:: TASK DETAILS ::
Keep the images out and copy every entry below exactly.

== == ==

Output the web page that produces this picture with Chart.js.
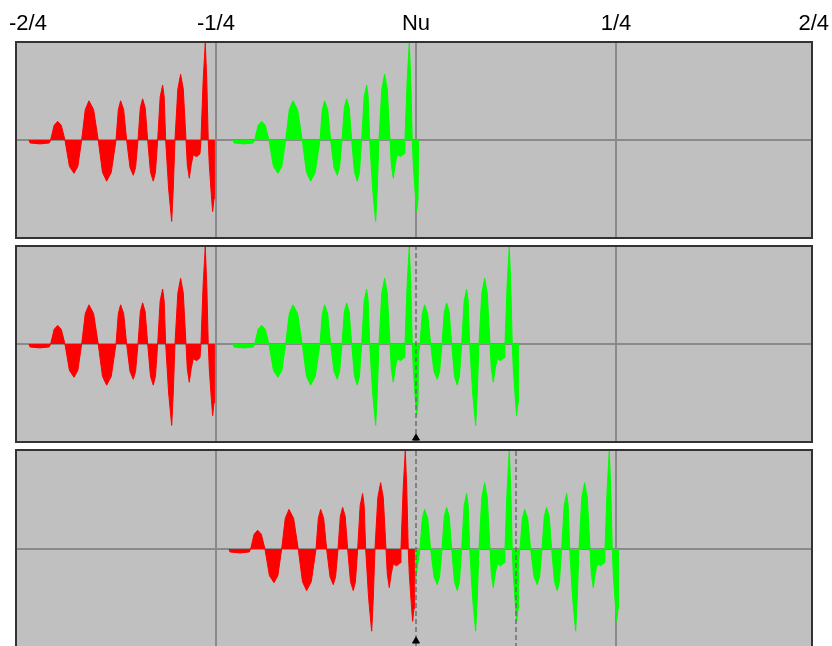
<!DOCTYPE html>
<html>
<head>
<meta charset="utf-8">
<script src="https://cdn.jsdelivr.net/npm/chart.js@4.4.1/dist/chart.umd.min.js"></script>
<style>
  html, body { margin: 0; padding: 0; background: #fff; overflow: hidden; }
  #wrap { position: relative; width: 832px; height: 646px; overflow: hidden; }
  .track { position: absolute; left: 0; }
</style>
</head>
<body>
<div id="wrap">
  <canvas id="track1" class="track" style="top:0" width="832" height="240"></canvas>
  <canvas id="track2" class="track" style="top:244px" width="832" height="200"></canvas>
  <canvas id="track3" class="track" style="top:448px" width="832" height="200"></canvas>
</div>
<script>
// ticks on the time ruler
const tickValues = [-0.5, -0.25, 0, 0.25, 0.5];
const tickLabels = ['-2/4', '-1/4', 'Nu', '1/4', '2/4'];

// the recorded clip: time from clip start and amplitude
const waveT = [0, 0.0013, 0.0138, 0.0254, 0.0271,
  0.0315, 0.0359, 0.0404, 0.0450,
  0.0506, 0.0563, 0.0611, 0.0659,
  0.0704, 0.0750, 0.0808, 0.0866,
  0.0919, 0.0971, 0.1029, 0.1088,
  0.1117, 0.1146, 0.1184, 0.1221,
  0.1263, 0.1304, 0.1333, 0.1363,
  0.1392, 0.1421, 0.1453, 0.1484,
  0.1519, 0.1554, 0.1581, 0.1609,
  0.1640, 0.1671, 0.1690, 0.1709,
  0.1746, 0.1784, 0.1804, 0.1825,
  0.1861, 0.1896, 0.1929, 0.1963,
  0.1979, 0.2004, 0.2029, 0.2054, 0.2096, 0.2138, 0.2150,
  0.2177, 0.2204, 0.2223, 0.2241,
  0.2254, 0.2279, 0.2296, 0.2313, 0.2321];
const waveA = [0, -0.03, -0.04, -0.03, 0,
  0.15, 0.19, 0.15, 0,
  -0.27, -0.34, -0.27, 0,
  0.31, 0.40, 0.31, 0,
  -0.33, -0.42, -0.33, 0,
  0.31, 0.40, 0.31, 0,
  -0.28, -0.36, -0.28, 0,
  0.33, 0.42, 0.33, 0,
  -0.33, -0.42, -0.33, 0,
  0.44, 0.56, 0.44, 0,
  -0.50, -0.83, -0.50, 0,
  0.52, 0.67, 0.52, 0,
  -0.25, -0.39, -0.25, -0.15, -0.17, -0.14, 0,
  0.60, 0.99, 0.60, 0,
  -0.25, -0.55, -0.73, -0.60, 0];
// repeated (looped) part of the clip starts here
const tailFrom = 0.1025;

// clip positions per track
const redStarts = [[-0.4838], [-0.4838], [-0.2338]];
const greenStarts = [[-0.2288], [-0.2288], []];
const greenTailStarts = [[], [-0.1038], [-0.1038, 0.0212]];
const dashLines = [[], [0], [0, 0.125]];
const markerX = [[], [0], [0]];
const markerY = [[], [-0.96], [-0.93]];

const RED = '#ff0000';
const GREEN = '#00ff00';
const GRID = '#8a8a8a';

function clipPoints(start, from) {
  const pts = [];
  waveT.forEach((t, i) => {
    if (t >= from) pts.push({ x: start + t, y: waveA[i] });
  });
  return pts;
}

function waveSet(pts, col) {
  return {
    data: pts, borderColor: col, backgroundColor: col, borderWidth: 1,
    fill: 'origin', pointRadius: 0, tension: 0
  };
}

// grey track background + dark frame
const panelFrame = {
  id: 'panelFrame',
  beforeDraw(chart) {
    const { ctx, chartArea: a } = chart;
    ctx.save();
    ctx.fillStyle = '#c0c0c0';
    ctx.fillRect(a.left, a.top, a.right - a.left, a.bottom - a.top);
    ctx.restore();
  },
  afterDraw(chart) {
    const { ctx, chartArea: a } = chart;
    ctx.save();
    ctx.strokeStyle = '#333333';
    ctx.lineWidth = 2;
    ctx.strokeRect(a.left, a.top, a.right - a.left, a.bottom - a.top);
    ctx.restore();
  }
};

// ruler labels above the first track, kept inside the canvas at the ends
const rulerLabels = {
  id: 'rulerLabels',
  afterDraw(chart) {
    const { ctx } = chart;
    const sx = chart.scales.x;
    ctx.save();
    ctx.font = '22px "Liberation Sans", Arial, sans-serif';
    ctx.fillStyle = '#000';
    ctx.textBaseline = 'alphabetic';
    tickValues.forEach((v, k) => {
      const w = ctx.measureText(tickLabels[k]).width;
      let left = sx.getPixelForValue(v) - w / 2;
      left = Math.max(9, Math.min(left, chart.width - 3 - w));
      ctx.fillText(tickLabels[k], left, 30);
    });
    ctx.restore();
  }
};

function makeTrack(id, i) {
  const first = i === 0;
  const datasets = [];

  // clip boundary markers and dashed lines on top
  markerX[i].forEach((x, k) => datasets.push({
    data: [{ x: x, y: markerY[i][k] }], showLine: false,
    pointStyle: 'triangle', pointRadius: 4,
    backgroundColor: '#000', borderColor: '#000'
  }));
  dashLines[i].forEach(x => datasets.push({
    data: [{ x: x, y: -1 }, { x: x, y: 1 }],
    borderColor: '#6e6e6e', borderWidth: 1.5, borderDash: [5, 3],
    pointRadius: 0, fill: false
  }));

  redStarts[i].forEach(s => datasets.push(waveSet(clipPoints(s, 0), RED)));
  greenStarts[i].forEach(s => datasets.push(waveSet(clipPoints(s, 0), GREEN)));
  greenTailStarts[i].forEach(s => datasets.push(waveSet(clipPoints(s, tailFrom), GREEN)));

  return new Chart(document.getElementById(id), {
    type: 'line',
    data: { datasets },
    options: {
      responsive: false,
      animation: false,
      layout: {
        autoPadding: false,
        padding: { left: 16, right: 20, top: first ? 0 : 2, bottom: i === 2 ? 0 : 2 }
      },
      plugins: { legend: { display: false }, tooltip: { enabled: false } },
      scales: {
        x: {
          type: 'linear', position: 'top', min: -0.5, max: 0.495, z: 1,
          afterBuildTicks: s => { s.ticks = tickValues.map(v => ({ value: v })); },
          afterFit: s => {
            s.height = first ? 42 : 0;
            s.paddingLeft = s.paddingRight = s.paddingTop = s.paddingBottom = 0;
          },
          grid: {
            lineWidth: 2, drawTicks: false,
            color: c => {
              const v = c.tick && c.tick.value;
              if (v === -0.5 || v === 0.5 || dashLines[i].includes(v)) return 'transparent';
              return GRID;
            }
          },
          border: { display: false },
          ticks: { display: false }
        },
        y: {
          min: -1, max: 1, z: 1,
          afterBuildTicks: s => { s.ticks = [{ value: 0 }]; },
          afterFit: s => {
            s.width = 0;
            s.paddingLeft = s.paddingRight = s.paddingTop = s.paddingBottom = 0;
          },
          grid: { color: GRID, lineWidth: 2, drawTicks: false },
          border: { display: false },
          ticks: { display: false }
        }
      }
    },
    plugins: first ? [panelFrame, rulerLabels] : [panelFrame]
  });
}

makeTrack('track1', 0);
makeTrack('track2', 1);
makeTrack('track3', 2);
</script>
</body>
</html>
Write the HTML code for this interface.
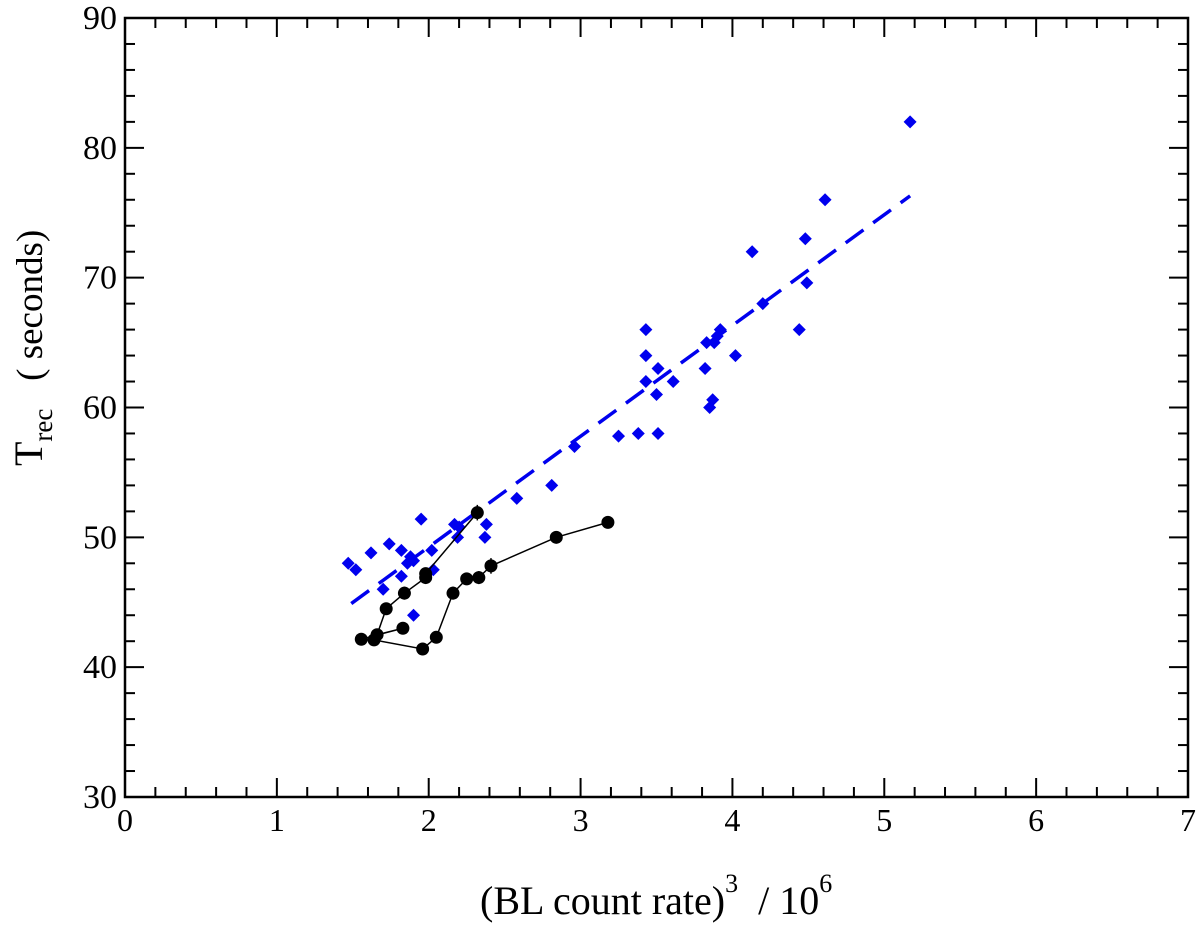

== == ==

:: SOLUTION TO THE EXERCISE ::
Output the web page that produces this picture with Chart.js.
<!DOCTYPE html>
<html>
<head>
<meta charset="utf-8">
<script src="https://cdn.jsdelivr.net/npm/chart.js@4.4.1/dist/chart.umd.min.js"></script>
<style>
  html, body { margin: 0; padding: 0; background: #fff; overflow: hidden; }
  #wrap { position: relative; width: 832px; height: 646px; overflow: hidden; }
  .track { position: absolute; left: 0; }
</style>
</head>
<body>
<div id="wrap">
  <canvas id="track1" class="track" style="top:0" width="832" height="240"></canvas>
  <canvas id="track2" class="track" style="top:244px" width="832" height="200"></canvas>
  <canvas id="track3" class="track" style="top:448px" width="832" height="200"></canvas>
</div>
<script>
// ticks on the time ruler
const tickValues = [-0.5, -0.25, 0, 0.25, 0.5];
const tickLabels = ['-2/4', '-1/4', 'Nu', '1/4', '2/4'];

// the recorded clip: time from clip start and amplitude
const waveT = [0, 0.0013, 0.0138, 0.0254, 0.0271,
  0.0315, 0.0359, 0.0404, 0.0450,
  0.0506, 0.0563, 0.0611, 0.0659,
  0.0704, 0.0750, 0.0808, 0.0866,
  0.0919, 0.0971, 0.1029, 0.1088,
  0.1117, 0.1146, 0.1184, 0.1221,
  0.1263, 0.1304, 0.1333, 0.1363,
  0.1392, 0.1421, 0.1453, 0.1484,
  0.1519, 0.1554, 0.1581, 0.1609,
  0.1640, 0.1671, 0.1690, 0.1709,
  0.1746, 0.1784, 0.1804, 0.1825,
  0.1861, 0.1896, 0.1929, 0.1963,
  0.1979, 0.2004, 0.2029, 0.2054, 0.2096, 0.2138, 0.2150,
  0.2177, 0.2204, 0.2223, 0.2241,
  0.2254, 0.2279, 0.2296, 0.2313, 0.2321];
const waveA = [0, -0.03, -0.04, -0.03, 0,
  0.15, 0.19, 0.15, 0,
  -0.27, -0.34, -0.27, 0,
  0.31, 0.40, 0.31, 0,
  -0.33, -0.42, -0.33, 0,
  0.31, 0.40, 0.31, 0,
  -0.28, -0.36, -0.28, 0,
  0.33, 0.42, 0.33, 0,
  -0.33, -0.42, -0.33, 0,
  0.44, 0.56, 0.44, 0,
  -0.50, -0.83, -0.50, 0,
  0.52, 0.67, 0.52, 0,
  -0.25, -0.39, -0.25, -0.15, -0.17, -0.14, 0,
  0.60, 0.99, 0.60, 0,
  -0.25, -0.55, -0.73, -0.60, 0];
// repeated (looped) part of the clip starts here
const tailFrom = 0.1025;

// clip positions per track
const redStarts = [[-0.4838], [-0.4838], [-0.2338]];
const greenStarts = [[-0.2288], [-0.2288], []];
const greenTailStarts = [[], [-0.1038], [-0.1038, 0.0212]];
const dashLines = [[], [0], [0, 0.125]];
const markerX = [[], [0], [0]];
const markerY = [[], [-0.96], [-0.93]];

const RED = '#ff0000';
const GREEN = '#00ff00';
const GRID = '#8a8a8a';

function clipPoints(start, from) {
  const pts = [];
  waveT.forEach((t, i) => {
    if (t >= from) pts.push({ x: start + t, y: waveA[i] });
  });
  return pts;
}

function waveSet(pts, col) {
  return {
    data: pts, borderColor: col, backgroundColor: col, borderWidth: 1,
    fill: 'origin', pointRadius: 0, tension: 0
  };
}

// grey track background + dark frame
const panelFrame = {
  id: 'panelFrame',
  beforeDraw(chart) {
    const { ctx, chartArea: a } = chart;
    ctx.save();
    ctx.fillStyle = '#c0c0c0';
    ctx.fillRect(a.left, a.top, a.right - a.left, a.bottom - a.top);
    ctx.restore();
  },
  afterDraw(chart) {
    const { ctx, chartArea: a } = chart;
    ctx.save();
    ctx.strokeStyle = '#333333';
    ctx.lineWidth = 2;
    ctx.strokeRect(a.left, a.top, a.right - a.left, a.bottom - a.top);
    ctx.restore();
  }
};

// ruler labels above the first track, kept inside the canvas at the ends
const rulerLabels = {
  id: 'rulerLabels',
  afterDraw(chart) {
    const { ctx } = chart;
    const sx = chart.scales.x;
    ctx.save();
    ctx.font = '22px "Liberation Sans", Arial, sans-serif';
    ctx.fillStyle = '#000';
    ctx.textBaseline = 'alphabetic';
    tickValues.forEach((v, k) => {
      const w = ctx.measureText(tickLabels[k]).width;
      let left = sx.getPixelForValue(v) - w / 2;
      left = Math.max(9, Math.min(left, chart.width - 3 - w));
      ctx.fillText(tickLabels[k], left, 30);
    });
    ctx.restore();
  }
};

function makeTrack(id, i) {
  const first = i === 0;
  const datasets = [];

  // clip boundary markers and dashed lines on top
  markerX[i].forEach((x, k) => datasets.push({
    data: [{ x: x, y: markerY[i][k] }], showLine: false,
    pointStyle: 'triangle', pointRadius: 4,
    backgroundColor: '#000', borderColor: '#000'
  }));
  dashLines[i].forEach(x => datasets.push({
    data: [{ x: x, y: -1 }, { x: x, y: 1 }],
    borderColor: '#6e6e6e', borderWidth: 1.5, borderDash: [5, 3],
    pointRadius: 0, fill: false
  }));

  redStarts[i].forEach(s => datasets.push(waveSet(clipPoints(s, 0), RED)));
  greenStarts[i].forEach(s => datasets.push(waveSet(clipPoints(s, 0), GREEN)));
  greenTailStarts[i].forEach(s => datasets.push(waveSet(clipPoints(s, tailFrom), GREEN)));

  return new Chart(document.getElementById(id), {
    type: 'line',
    data: { datasets },
    options: {
      responsive: false,
      animation: false,
      layout: {
        autoPadding: false,
        padding: { left: 16, right: 20, top: first ? 0 : 2, bottom: i === 2 ? 0 : 2 }
      },
      plugins: { legend: { display: false }, tooltip: { enabled: false } },
      scales: {
        x: {
          type: 'linear', position: 'top', min: -0.5, max: 0.495, z: 1,
          afterBuildTicks: s => { s.ticks = tickValues.map(v => ({ value: v })); },
          afterFit: s => {
            s.height = first ? 42 : 0;
            s.paddingLeft = s.paddingRight = s.paddingTop = s.paddingBottom = 0;
          },
          grid: {
            lineWidth: 2, drawTicks: false,
            color: c => {
              const v = c.tick && c.tick.value;
              if (v === -0.5 || v === 0.5 || dashLines[i].includes(v)) return 'transparent';
              return GRID;
            }
          },
          border: { display: false },
          ticks: { display: false }
        },
        y: {
          min: -1, max: 1, z: 1,
          afterBuildTicks: s => { s.ticks = [{ value: 0 }]; },
          afterFit: s => {
            s.width = 0;
            s.paddingLeft = s.paddingRight = s.paddingTop = s.paddingBottom = 0;
          },
          grid: { color: GRID, lineWidth: 2, drawTicks: false },
          border: { display: false },
          ticks: { display: false }
        }
      }
    },
    plugins: first ? [panelFrame, rulerLabels] : [panelFrame]
  });
}

makeTrack('track1', 0);
makeTrack('track2', 1);
makeTrack('track3', 2);
</script>
</body>
</html>
Write the HTML code for this interface.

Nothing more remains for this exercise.